Would you say it sets any new standards or “adventures” for you and your label?

I would say it certainly re-sparked my creativity which I admit was getting a bit stale for a while. I feel I have a fresh sense of the direction I want to go with my music and also the label moving forward.

We saw you stepping into the classroom this year with your masterclass session for the Subsine Academy. How did you find that experience as a tutor?

I really enjoy doing these sessions and it was surprising to find teaching a class feels quite natural to me. There are a lot of talented people out there who just need a little push to take their music to the next level. I have learned a lot about production over the years and it makes me happy to share some of that if helps someone move forward in their musical exploration. The music scene has been good to me over the years and helping the new generation gives me a feeling of giving something back. There are many things I wish i’d known earlier in my career but if I can use this to benefit others that is an accomplishment for me.

Generally, what’s the vision and focus of your releases? And how do you manage to maintain them through the years?

The vision and focus of my music are to make the listener feel something when they listen to it. If it creates some emotion, then it has served its purpose. Over the years I have created a sound that really feels like me and I have slowly gone deeper into it. In my opinion, repetition is key. I believe you should find what you are good at and become an expert at it. The great thing about music is that you never stop learning and each technique you learn adds a new dynamic to the sound. So, it’s always evolving while staying true to the original concept.

Would you like to tell us more about what forms their sound and aesthetic?

I love to work with hypnotic loops layered over rolling sub-heavy basslines and topped with ethereal atmospheres and textures. This combination can give a very powerful, uplifting, and immersive quality to the music.

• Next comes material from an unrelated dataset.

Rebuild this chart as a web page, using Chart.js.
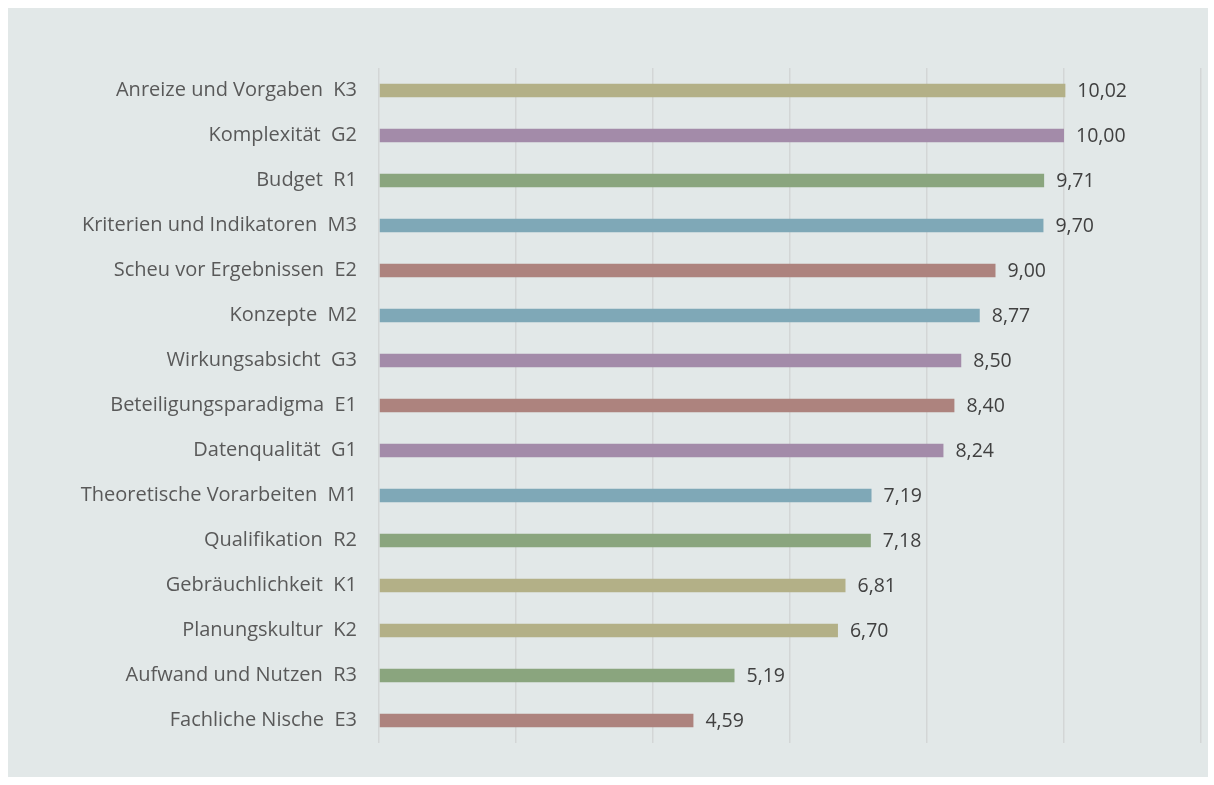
<!DOCTYPE html>
<html>
<head>
<meta charset="utf-8">
<script src="https://cdn.jsdelivr.net/npm/chart.js@4/dist/chart.umd.min.js"></script>
<style>
  html, body { margin: 0; padding: 0; background: #ffffff; }
  #wrap { position: absolute; left: 8px; top: 8px; width: 1200px; height: 769px; background: #e2e8e8; }
  canvas { display: block; }
</style>
</head>
<body>
<div id="wrap"><canvas id="c" width="1200" height="769"></canvas></div>
<script>
const categories = [
  "Anreize und Vorgaben  K3",
  "Komplexität  G2",
  "Budget  R1",
  "Kriterien und Indikatoren  M3",
  "Scheu vor Ergebnissen  E2",
  "Konzepte  M2",
  "Wirkungsabsicht  G3",
  "Beteiligungsparadigma  E1",
  "Datenqualität  G1",
  "Theoretische Vorarbeiten  M1",
  "Qualifikation  R2",
  "Gebräuchlichkeit  K1",
  "Planungskultur  K2",
  "Aufwand und Nutzen  R3",
  "Fachliche Nische  E3"
];
const values = [10.02, 10.00, 9.71, 9.70, 9.00, 8.77, 8.50, 8.40, 8.24, 7.19, 7.18, 6.81, 6.70, 5.19, 4.59];
const groups = ["K", "G", "R", "M", "E", "M", "G", "E", "G", "M", "R", "K", "K", "R", "E"];
const groupColors = { K: "#b3b087", G: "#a38ba9", R: "#8aa57e", M: "#7fa8b7", E: "#ad837e" };
const xTicks = [0, 2, 4, 6, 8, 10, 12];

const FONT = "'Open Sans', Lato, sans-serif";

const valueLabels = {
  id: 'valueLabels',
  afterDatasetsDraw(chart) {
    const ctx = chart.ctx;
    const meta = chart.getDatasetMeta(0);
    ctx.save();
    ctx.font = "19.5px " + FONT;
    ctx.fillStyle = "#404040";
    ctx.textAlign = "left";
    ctx.textBaseline = "middle";
    meta.data.forEach((bar, i) => {
      const txt = values[i].toFixed(2).replace('.', ',');
      ctx.fillText(txt, bar.x + 12, bar.y + 1);
    });
    ctx.restore();
  }
};

new Chart(document.getElementById('c'), {
  type: 'bar',
  data: {
    labels: categories,
    datasets: [{
      data: values,
      backgroundColor: groups.map(g => groupColors[g]),
      borderWidth: 0,
      categoryPercentage: 1,
      barPercentage: 0.3
    }]
  },
  options: {
    indexAxis: 'y',
    responsive: false,
    animation: false,
    layout: { padding: { left: 0, right: 7, top: 60, bottom: 32 } },
    plugins: { legend: { display: false }, tooltip: { enabled: false } },
    scales: {
      x: {
        min: xTicks[0],
        max: xTicks[xTicks.length - 1],
        afterBuildTicks: (s) => { s.ticks = xTicks.map(v => ({ value: v })); },
        ticks: { display: false },
        grid: { display: true, color: "#d3d6d6", lineWidth: 1.5, drawTicks: false },
        border: { display: false }
      },
      y: {
        afterFit: (s) => { s.width = 371; },
        ticks: { color: "#595959", font: { family: FONT, size: 20 }, padding: 22 },
        grid: { display: false, drawTicks: false },
        border: { display: false }
      }
    }
  },
  plugins: [valueLabels]
});
</script>
</body>
</html>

Based on your involvement and perspective, what would you say is the most valuable thing shared through your work?

In a techno scene where dark and aggressive music has reached the mainstream, I like to think my music brings a little optimism to the table. I want my music to be light-hearted and enjoyable to listen to, but still with the power to create some emotion.

Finally, what does the future hold for you? Any next steps?

Moving forward. I simply plan to stay active in the studio making the music I love and continuing to craft my sound, while dedicating some of my time to helping others by sharing what I have learned so far along my musical journey.

The full-length album Inward will be available on Informa Records.